Q: And finally, another nightmare you pointed to is unconscious bias. How does this manifest, and how should healthcare executives deal with this?
A: Unconscious bias can refer to comments made unknowingly that expose a bias against gender, race or culture. Unconscious bias is easy to miss and much more pervasive in the workplace than blatant discrimination and can be blamed for lower wages, less opportunities for advancement and high turnover.
An example of this could be a manager leading a performance review who expresses an unconscious bias that impacts the performance and career path of another employee because of their race, gender or culture.
Unconscious bias can also manifest itself in casual conversations via email or business-chat apps such as Slack or Microsoft Teams. It is extremely important for business leaders to be able to identify this bias so that they can address it immediately with the individual.

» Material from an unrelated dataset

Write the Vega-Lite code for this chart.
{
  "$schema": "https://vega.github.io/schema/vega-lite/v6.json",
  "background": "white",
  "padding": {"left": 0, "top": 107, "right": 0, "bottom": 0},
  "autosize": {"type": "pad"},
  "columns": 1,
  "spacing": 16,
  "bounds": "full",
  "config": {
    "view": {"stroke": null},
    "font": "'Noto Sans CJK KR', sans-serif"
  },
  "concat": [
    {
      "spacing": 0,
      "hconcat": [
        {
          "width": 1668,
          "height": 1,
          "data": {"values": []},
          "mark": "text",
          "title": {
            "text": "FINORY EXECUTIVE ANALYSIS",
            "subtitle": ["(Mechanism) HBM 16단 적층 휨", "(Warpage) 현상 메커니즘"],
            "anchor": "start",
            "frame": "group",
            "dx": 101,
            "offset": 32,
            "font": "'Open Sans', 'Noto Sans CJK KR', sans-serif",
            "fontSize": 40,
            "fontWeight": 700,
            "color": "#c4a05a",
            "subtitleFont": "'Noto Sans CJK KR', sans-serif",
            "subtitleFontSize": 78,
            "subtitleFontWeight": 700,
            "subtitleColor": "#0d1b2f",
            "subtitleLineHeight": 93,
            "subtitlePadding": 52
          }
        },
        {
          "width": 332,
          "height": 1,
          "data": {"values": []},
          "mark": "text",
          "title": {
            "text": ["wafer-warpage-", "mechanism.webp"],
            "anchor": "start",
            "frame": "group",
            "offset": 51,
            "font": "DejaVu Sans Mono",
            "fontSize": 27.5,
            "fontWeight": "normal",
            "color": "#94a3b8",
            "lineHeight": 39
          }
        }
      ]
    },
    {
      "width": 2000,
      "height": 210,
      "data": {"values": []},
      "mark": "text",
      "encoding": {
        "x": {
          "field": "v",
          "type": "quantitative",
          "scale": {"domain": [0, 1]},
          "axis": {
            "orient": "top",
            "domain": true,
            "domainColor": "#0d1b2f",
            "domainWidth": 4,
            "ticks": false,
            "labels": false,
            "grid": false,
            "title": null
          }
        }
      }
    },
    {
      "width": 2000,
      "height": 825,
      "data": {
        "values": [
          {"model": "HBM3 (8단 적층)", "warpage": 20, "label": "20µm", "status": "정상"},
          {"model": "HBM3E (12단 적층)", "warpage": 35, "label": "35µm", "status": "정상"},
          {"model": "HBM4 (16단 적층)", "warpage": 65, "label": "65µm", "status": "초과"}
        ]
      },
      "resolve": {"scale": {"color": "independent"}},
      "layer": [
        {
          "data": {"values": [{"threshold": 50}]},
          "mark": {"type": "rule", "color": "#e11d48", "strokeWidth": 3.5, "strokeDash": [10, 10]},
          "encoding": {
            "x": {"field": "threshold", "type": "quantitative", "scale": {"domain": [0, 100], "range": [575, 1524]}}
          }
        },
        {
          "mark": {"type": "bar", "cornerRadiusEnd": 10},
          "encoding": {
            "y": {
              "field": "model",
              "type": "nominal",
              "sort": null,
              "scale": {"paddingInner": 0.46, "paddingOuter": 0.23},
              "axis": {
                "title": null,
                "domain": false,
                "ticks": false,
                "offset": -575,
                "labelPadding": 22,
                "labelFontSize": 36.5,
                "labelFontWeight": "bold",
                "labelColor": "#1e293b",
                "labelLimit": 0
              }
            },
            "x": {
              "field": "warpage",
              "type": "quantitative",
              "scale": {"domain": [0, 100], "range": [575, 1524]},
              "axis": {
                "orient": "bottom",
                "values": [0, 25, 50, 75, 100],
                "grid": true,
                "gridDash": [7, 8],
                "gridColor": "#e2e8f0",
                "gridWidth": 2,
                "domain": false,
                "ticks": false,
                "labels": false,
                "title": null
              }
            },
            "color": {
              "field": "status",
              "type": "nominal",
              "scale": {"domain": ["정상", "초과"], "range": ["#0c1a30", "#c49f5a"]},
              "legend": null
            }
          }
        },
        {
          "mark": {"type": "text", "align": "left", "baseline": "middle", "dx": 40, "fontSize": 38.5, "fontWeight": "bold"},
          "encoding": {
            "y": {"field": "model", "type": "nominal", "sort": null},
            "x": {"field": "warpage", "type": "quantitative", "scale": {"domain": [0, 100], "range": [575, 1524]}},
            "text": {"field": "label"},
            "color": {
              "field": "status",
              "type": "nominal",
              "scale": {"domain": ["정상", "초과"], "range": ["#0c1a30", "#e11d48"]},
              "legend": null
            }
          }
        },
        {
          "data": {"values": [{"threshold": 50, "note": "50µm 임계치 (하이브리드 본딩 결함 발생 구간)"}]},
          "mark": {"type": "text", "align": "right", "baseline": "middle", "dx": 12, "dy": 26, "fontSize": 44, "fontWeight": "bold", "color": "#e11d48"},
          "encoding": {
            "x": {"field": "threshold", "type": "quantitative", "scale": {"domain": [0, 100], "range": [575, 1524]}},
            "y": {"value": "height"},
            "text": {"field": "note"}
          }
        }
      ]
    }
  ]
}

If left undetected and unaddressed, unconscious bias hurts individuals as well as the business. Employees who feel like they have experienced negative bias are likely to withhold their best creative thinking, ideas and solutions from the organization, are less likely to refer others to their organization and will eventually leave the job for other opportunities.
And unconscious bias can lead to expensive lawsuits. In a lawsuit filed earlier this month, Amazon is alleged to hire people of color “at lower levels” and promote them less than white coworkers with similar qualifications. And last month Google reached a deal with the Department of Labor, requiring it to pay roughly $2.6 million in back wages to thousands of workers over claims that pay and hiring practices illegally disadvantaged women and Asians.
Advanced AI and machine learning systems now can be deployed to objectively identify unconscious bias by comparing, for example, the phrases that a manager uses to review female employees from those used with men.
Managers may not be aware of these differences until the machine is able to make objective assessments across a large data set, as it isn’t realistic to have humans review and categorize thousands of performance appraisals, meeting notes or messages.